A detailed survey over literatures confirmed that until date, no evidential research has been reported on the tribological and corrosion studies of reduced graphene oxide (r-GO)-reinforced Mg-MMC, and likewise, the addition of graphene nanoplates (Gnps) is limited to 0.3% for Mg-based MMC. Hence, this research focuses on the development of Mg-MMC reinforced with r-GO for varying wt% (0.2, 0.3, 0.4), respectively. Tribological behavior of the developed composites was studied with constant wear test conditions such as load, sliding distance, and velocity. Tafel polarization method is adopted to investigate the corrosion behavior of a developed set of composites with 3.5% NaCl solution as electrolyte which is similar to the sea water.

2 Experimental

In this study, solvent-based powder metallurgy route is adapted to attain uniform dispersion of the reinforcement particles. AZ31 alloy powder particles with average size of 400 µm are chosen as base material, since it possess inferior corrosion resistance. The chemical composition of the purchased sample is shown in Table 1. Reduced graphene oxide (r-GO) nanosheet of 5.8 nm average sheet thickness is used as reinforcement.

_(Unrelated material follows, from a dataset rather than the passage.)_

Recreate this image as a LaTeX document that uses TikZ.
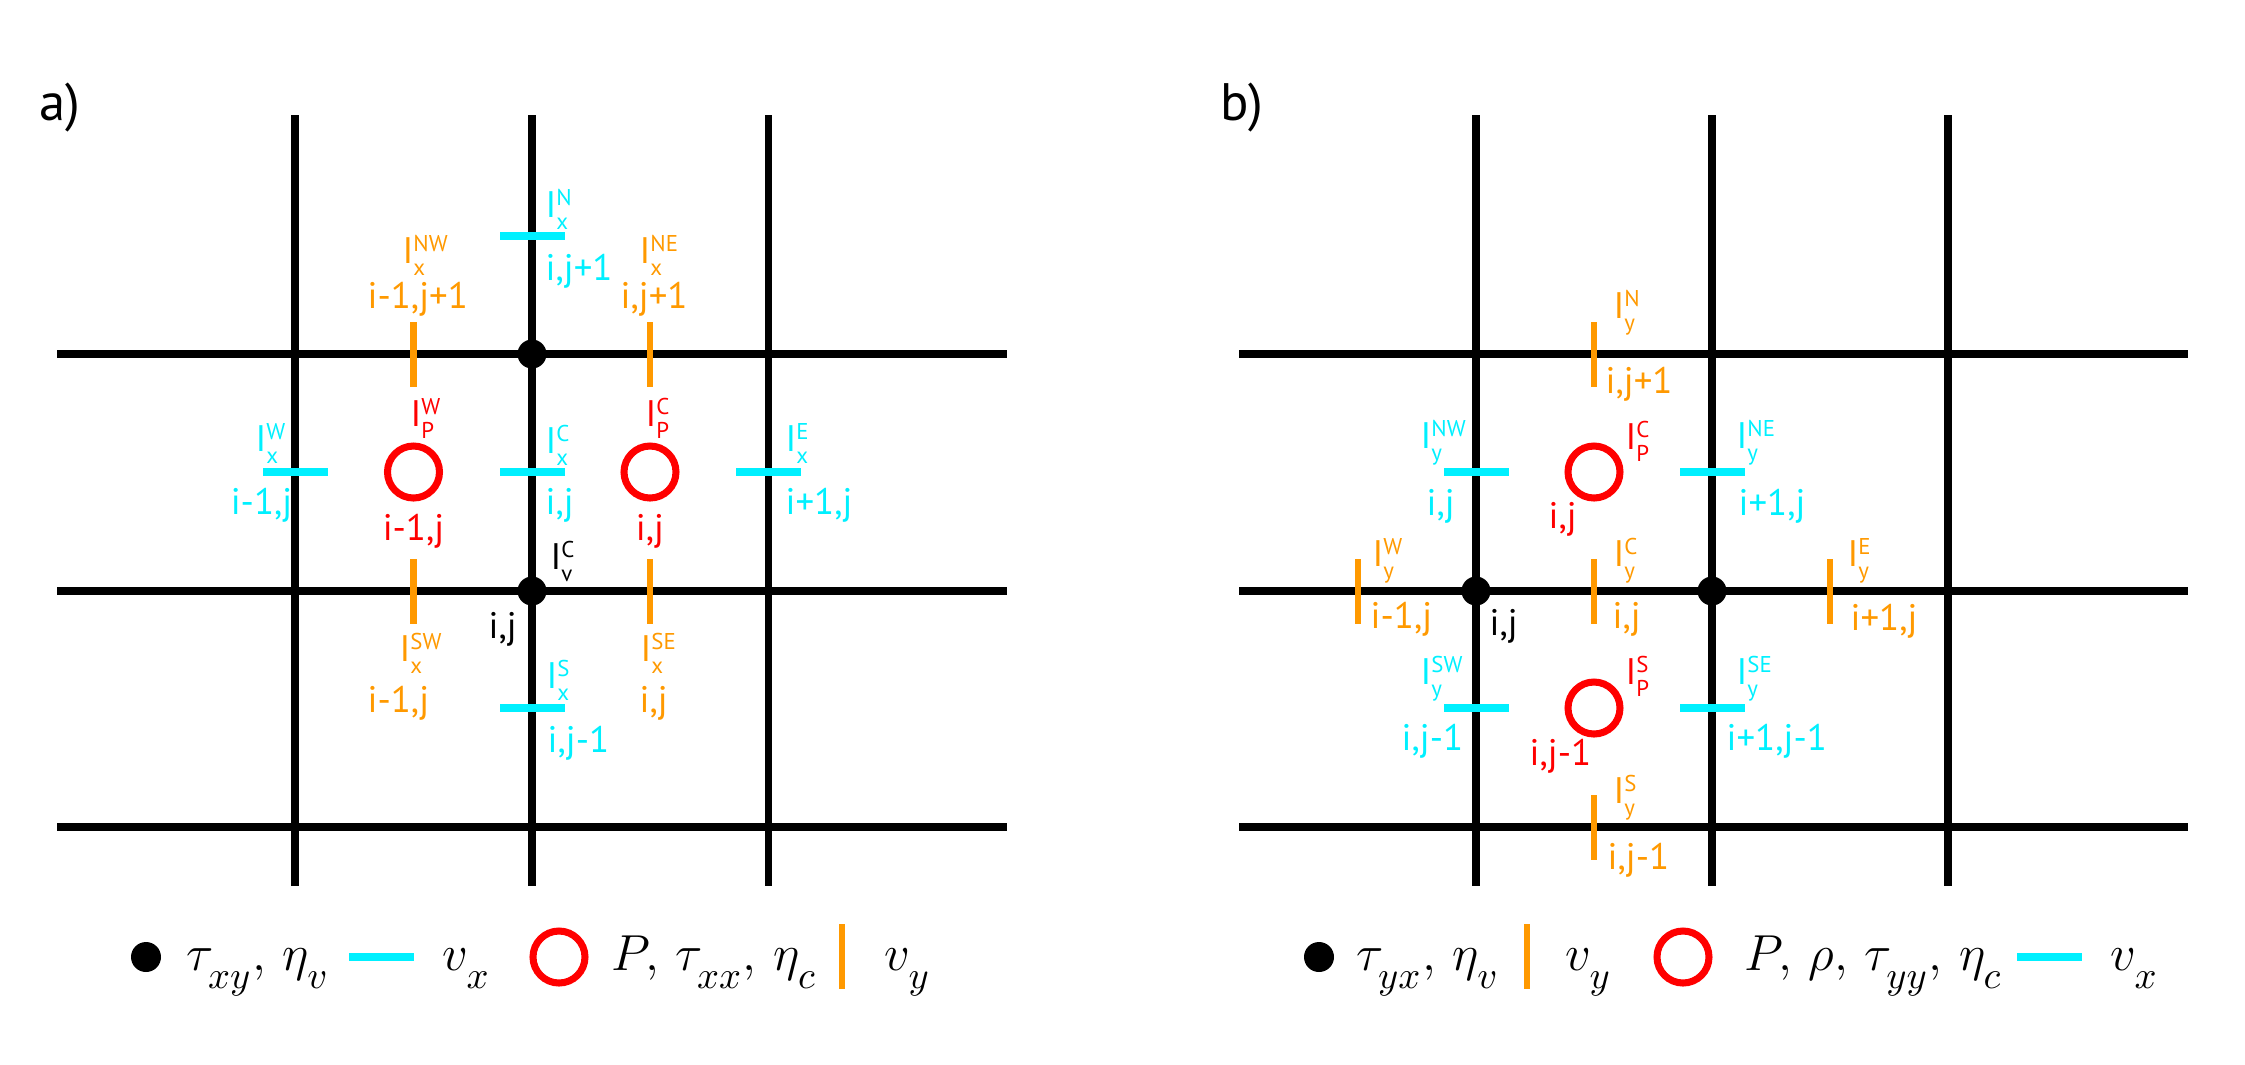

Table 1 Chemical composition of magnesium alloy AZ31

The morphology of chosen alloy powder is showcased in Fig. 1a based on which the particle size was determined and Fig. 1b depicts the micrograph of synthesized r-GO nanosheet via chemical reduction method called improved Hummer’s method [19]. Here, AZ31 alloy powder and synthesized r-GO nanosheet are dispersed with the help of hexane solvent solution individually and consequently ultrasonicated for 2 h duration. Then, the well-sonicated AZ31 slurry powder is stirred at 900 rpm for 1 h and dispersed r-GO is added in drops; after r-GO addition, the mixture is stirred briskly at 1600 rpm speed for 2 h. Now, the consequential mixture is well dried at room temperature using linear hot oven. Obtained composite powder was ball milled at a semi-dried circumstance using stainless steel balls usually maintained at 1:10 powder ratio. The ball milled powder is then dried at 80 °C in the existence of argon atmosphere. Dried out composite powder is cautiously filled into a hollow cylinder of 40 mm diameter for compaction and then pressed at 580 Mpa pressure for prevailing room temperature (28 °C) so as to develop the green compact sample specimens. Made-up specimens are buried in fine silica sand and sintered at 560 °C under argon atmosphere.

Fig. 1

SEM micrograph of a AZ31 alloy powder and b synthesized r-GO

Micro-hardness of the developed composite is measured based on ASTM standard E384-88. In this study, Mitutoyo micro-hardness tester is utilized for micro-hardness testing in which a load of 50 g for 15 s dwell time is applied at four regions over the polished surface of the fabricated MMC. Surface morphology of the worn out surface and corroded surface of fabricated composite specimens was investigated using JEOL JSM-6610LV scanning electron microscope (SEM). To study the tribological behavior of the developed set of composites, dry sliding wear behavior was studied using a pin on disc apparatus, namely, DUCOM TR. Wear samples from the composite specimens were cut based on ASTM G99-05 standard through wire-cut EDM and the same was allowed to slide over hardened EN 31 steel-made rotating disc with a load of 10 N for a sliding distance of 1000 m at a velocity of 1 m/s. The weight loss of the sample was measured using Eq. (1) and compared with its prior weights so as to calculate the wear loss value. The experiments were repeated thrice and the average value is noted.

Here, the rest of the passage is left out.